**Material for this exercise**
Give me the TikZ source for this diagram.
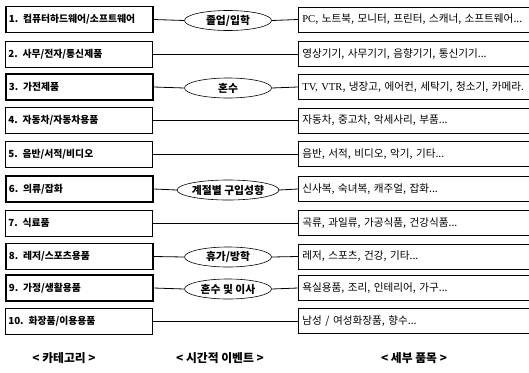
\documentclass[tikz,border=0pt]{standalone}
\usepackage{fontspec}
\newfontfamily\kr{Noto Sans CJK KR}
\newfontfamily\lat{Liberation Serif}
\usetikzlibrary{shapes.geometric}
\tikzset{
  x=1pt,y=-1pt,
  catbox/.style={draw,line width=0.6pt,minimum width=147pt,minimum height=26pt,anchor=west,inner xsep=3pt,
    font=\kr\bfseries\fontsize{9.8}{11}\selectfont,text width=141pt,align=left},
  catthick/.style={catbox,line width=1.6pt},
  evt/.style={draw,ellipse,line width=0.6pt,fill=white,minimum width=87pt,minimum height=20pt,inner sep=0pt,
    font=\kr\bfseries\fontsize{10.8}{12}\selectfont},
  itembox/.style={draw,line width=0.7pt,minimum width=250pt,minimum height=25pt,anchor=west,inner xsep=4pt,
    font=\kr\fontsize{10.6}{12}\selectfont,text width=242pt,align=left},
  link/.style={line width=0.8pt},
  lbl/.style={font=\kr\bfseries\fontsize{11.8}{14}\selectfont}
}
\begin{document}
\begin{tikzpicture}
\clip (0,0) rectangle (529,372);
\fill[white] (0,0) rectangle (529,372);
% categories
\node[catthick] (c1) at (5,19.5) {1. 컴퓨터하드웨어/소프트웨어};
\node[catbox] (c2) at (5,54) {2. 사무/전자/통신제품};
\node[catthick] (c3) at (5,87) {3. 가전제품};
\node[catbox] (c4) at (5,120.5) {4. 자동차/자동차용품};
\node[catbox] (c5) at (5,154) {5. 음반/서적/비디오};
\node[catthick] (c6) at (5,189) {6. 의류/잡화};
\node[catbox] (c7) at (5,223) {7. 식료품};
\node[catthick] (c8) at (5,256.5) {8. 레저/스포츠용품};
\node[catthick] (c9) at (5,288) {9. 가정/생활용품};
\node[catbox] (c10) at (5,321) {10. 화장품/이용용품};
% items
\node[itembox] (i1) at (298,19.5) {{\lat PC}, 노트북, 모니터, 프린터, 스캐너, 소프트웨어...};
\node[itembox] (i2) at (298,54) {영상기기, 사무기기, 음향기기, 통신기기...};
\node[itembox] (i3) at (298,87) {{\lat TV, VTR}, 냉장고, 에어컨, 세탁기, 청소기, 카메라.};
\node[itembox] (i4) at (298,120.5) {자동차, 중고차, 악세사리, 부품...};
\node[itembox] (i5) at (298,154) {음반, 서적, 비디오, 악기, 기타...};
\node[itembox] (i6) at (298,189) {신사복, 숙녀복, 캐주얼, 잡화...};
\node[itembox] (i7) at (298,223) {곡류, 과일류, 가공식품, 건강식품...};
\node[itembox] (i8) at (298,256.5) {레저, 스포츠, 건강, 기타...};
\node[itembox] (i9) at (298,288) {욕실용품, 조리, 인테리어, 가구...};
\node[itembox] (i10) at (298,321) {남성 / 여성화장품, 향수...};
% events
\node[evt] (e1) at (228,20.5) {졸업/입학};
\node[evt] (e3) at (228,88) {혼수};
\node[evt] (e6) at (228,190) {계절별 구입성향};
\node[evt] (e8) at (228,257) {휴가/방학};
\node[evt] (e9) at (228,289) {혼수 및 이사};
% connectors
\foreach \k in {1,3,6,8,9} {
  \draw[link] (c\k.east) -- (e\k.west);
  \draw[link] (e\k.east) -- (i\k.west);
}
\foreach \k in {2,4,5,7,10} {
  \draw[link] (c\k.east) -- (i\k.west);
}
% column labels
\node[lbl] (l1) at (64,358) {< 카테고리 >};
\node[lbl] (l2) at (220,358) {< 시간적 이벤트 >};
\node[lbl] (l3) at (414,358) {< 세부 품목 >};
\end{tikzpicture}
\end{document}
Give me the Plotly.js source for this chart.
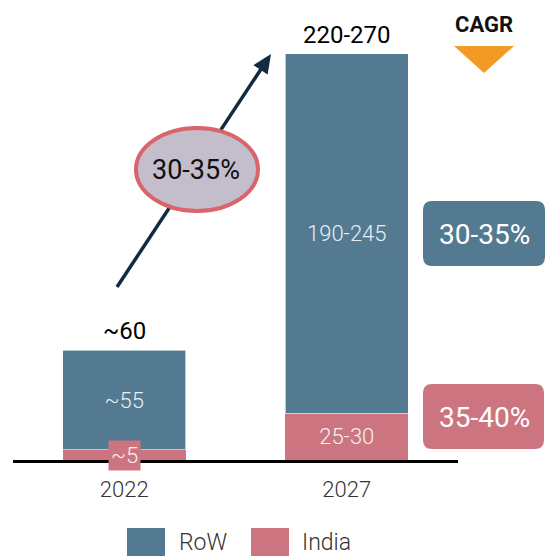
<!DOCTYPE html>
<html><head><meta charset="utf-8">
<script src="https://cdn.plot.ly/plotly-3.0.1.min.js"></script>
<style>html,body{margin:0;padding:0;background:#fff}#chart{width:546px;height:556px}</style>
</head><body><div id="chart"></div>
<script>
// Data
const years = ['2022', '2027'];
const indiaValues = [5.5, 25.5];
const rowValues = [54.5, 197];
const indiaLabels = ['~5', '25-30'];
const rowLabels = ['~55', '190-245'];
const totalLabels = ['~60', '220-270'];
const cagrLabels = ['30-35%', '35-40%'];
const overallCagr = '30-35%';
const seriesNames = ['RoW', 'India'];

const ROW_C = '#547A91', IND_C = '#CC7580';
const FONT = 'Roboto, "Noto Sans", sans-serif';
const totals = years.map((_, i) => indiaValues[i] + rowValues[i]);

const traces = [
  {type: 'bar', name: seriesNames[1], x: years, y: indiaValues,
   text: indiaLabels.map((t, i) => i === 0 ? '' : t), textposition: 'inside', insidetextanchor: 'middle',
   textfont: {color: '#f2f2f2', size: 22, family: FONT, weight: 300}, marker: {color: IND_C}, hoverinfo: 'none'},
  {type: 'bar', name: seriesNames[0], x: years, y: rowValues,
   text: rowLabels, textposition: 'inside', insidetextanchor: 'middle',
   textfont: {color: '#e8eef2', size: 22, family: FONT, weight: 300}, marker: {color: ROW_C, line: {color: '#ffffff', width: 0.6}}, hoverinfo: 'none'}
];

function pxX(p) { return (p - 13) / 445; }
function pxY(p) { return (460 - p) / 420; }
function roundRect(x0, y0, x1, y1, r) {
  const X = pxX, Y = pxY;
  return `M${X(x0 + r)},${Y(y0)} L${X(x1 - r)},${Y(y0)} Q${X(x1)},${Y(y0)} ${X(x1)},${Y(y0 + r)} ` +
    `L${X(x1)},${Y(y1 - r)} Q${X(x1)},${Y(y1)} ${X(x1 - r)},${Y(y1)} L${X(x0 + r)},${Y(y1)} ` +
    `Q${X(x0)},${Y(y1)} ${X(x0)},${Y(y1 - r)} L${X(x0)},${Y(y0 + r)} Q${X(x0)},${Y(y0)} ${X(x0 + r)},${Y(y0)} Z`;
}
function triPath(pts) {
  return 'M' + pts.map(p => pxX(p[0]) + ',' + pxY(p[1])).join(' L') + ' Z';
}

// arrow geometry (pixels)
const tail = [117, 287], tip = [271, 54];
const dx = tip[0] - tail[0], dy = tip[1] - tail[1], len = Math.hypot(dx, dy);
const ux = dx / len, uy = dy / len, nx = -uy, ny = ux;
const headL = 19, headW = 8.5;
const base = [tip[0] - headL * ux, tip[1] - headL * uy];

const shapes = [
  {type: 'path', xref: 'paper', yref: 'paper', path: roundRect(423, 201, 545, 266, 9), fillcolor: ROW_C, line: {width: 0}},
  {type: 'path', xref: 'paper', yref: 'paper', path: roundRect(423, 384, 544, 449, 9), fillcolor: IND_C, line: {width: 0}},
  {type: 'line', xref: 'paper', yref: 'paper', x0: pxX(tail[0]), y0: pxY(tail[1]), x1: pxX(base[0] + 2 * ux), y1: pxY(base[1] + 2 * uy),
   line: {color: '#142A44', width: 3.5}},
  {type: 'path', xref: 'paper', yref: 'paper',
   path: triPath([tip, [base[0] + headW * nx, base[1] + headW * ny], [base[0] - headW * nx, base[1] - headW * ny]]),
   fillcolor: '#142A44', line: {width: 0}},
  {type: 'circle', xref: 'paper', yref: 'paper', x0: pxX(136), x1: pxX(258), y0: pxY(128), y1: pxY(211),
   fillcolor: '#C4BDCB', line: {color: '#D9646A', width: 4}},
  {type: 'path', xref: 'paper', yref: 'paper', path: triPath([[454, 46], [514, 46], [484, 73]]),
   fillcolor: '#F39A25', line: {width: 0}},
  {type: 'rect', xref: 'paper', yref: 'paper', x0: pxX(127), x1: pxX(165), y0: pxY(528), y1: pxY(556), fillcolor: ROW_C, line: {width: 0}},
  {type: 'rect', xref: 'paper', yref: 'paper', x0: pxX(251), x1: pxX(289), y0: pxY(528), y1: pxY(556), fillcolor: IND_C, line: {width: 0}}
];

const annotations = [];
years.forEach((yr, i) => {
  annotations.push({x: i, y: totals[i], xref: 'x', yref: 'y', text: totalLabels[i], showarrow: false,
    xanchor: 'center', yanchor: 'bottom', yshift: 3, font: {size: 24, color: '#000', family: FONT, weight: 400}});
});
annotations.push({x: 0, y: indiaValues[0] / 2, xref: 'x', yref: 'y', text: indiaLabels[0], showarrow: false,
  xanchor: 'center', yanchor: 'middle',
  bgcolor: IND_C, borderpad: 2, font: {size: 22, color: '#f2f2f2', family: FONT, weight: 300}, yshift: -1});
function lab(px, py, text, size, color, extra) {
  return Object.assign({x: pxX(px), y: pxY(py), xref: 'paper', yref: 'paper', text: text, showarrow: false,
    xanchor: 'center', yanchor: 'middle', font: {size: size, color: color, family: FONT}}, extra || {});
}
annotations.push(lab(196, 170, overallCagr, 27, '#111'));
annotations.push(lab(484, 234, cagrLabels[0], 28, '#ffffff'));
annotations.push(lab(484, 417, cagrLabels[1], 28, '#ffffff'));
annotations.push(lab(484, 25, '<b>CAGR</b>', 22, '#111'));
annotations.push(lab(177, 542, seriesNames[0], 23, '#333', {xanchor: 'left', font: {size: 23, color: '#333', family: FONT, weight: 300}}));
annotations.push(lab(300, 542, seriesNames[1], 23, '#333', {xanchor: 'left', font: {size: 23, color: '#333', family: FONT, weight: 300}}));

const layout = {
  width: 546, height: 556,
  margin: {l: 13, r: 88, t: 40, b: 96},
  barmode: 'stack', bargap: 0.446,
  showlegend: false,
  paper_bgcolor: '#fff', plot_bgcolor: '#fff',
  xaxis: {type: 'category', range: [-0.5, 1.5], showline: true, linecolor: '#000', linewidth: 2.5,
    ticks: '', ticklabelstandoff: 8, tickfont: {size: 22, color: '#333', family: FONT, weight: 300}, showgrid: false, zeroline: false, fixedrange: true},
  yaxis: {range: [0, 230], visible: false, showgrid: false, zeroline: false, fixedrange: true},
  shapes: shapes, annotations: annotations,
  font: {family: FONT}
};
Plotly.newPlot('chart', traces, layout, {staticPlot: true, displayModeBar: false});
</script></body></html>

**Stated exercise**
Give the lines above again exactly, from the one containing "Give me the Plotly.js source for this chart." to the one containing "const totals = years.map((_, i)", both included, but leave out the pictures.

**Result of this exercise**
Give me the Plotly.js source for this chart.
<!DOCTYPE html>
<html><head><meta charset="utf-8">
<script src="https://cdn.plot.ly/plotly-3.0.1.min.js"></script>
<style>html,body{margin:0;padding:0;background:#fff}#chart{width:546px;height:556px}</style>
</head><body><div id="chart"></div>
<script>
// Data
const years = ['2022', '2027'];
const indiaValues = [5.5, 25.5];
const rowValues = [54.5, 197];
const indiaLabels = ['~5', '25-30'];
const rowLabels = ['~55', '190-245'];
const totalLabels = ['~60', '220-270'];
const cagrLabels = ['30-35%', '35-40%'];
const overallCagr = '30-35%';
const seriesNames = ['RoW', 'India'];

const ROW_C = '#547A91', IND_C = '#CC7580';
const FONT = 'Roboto, "Noto Sans", sans-serif';
const totals = years.map((_, i) => indiaValues[i] + rowValues[i]);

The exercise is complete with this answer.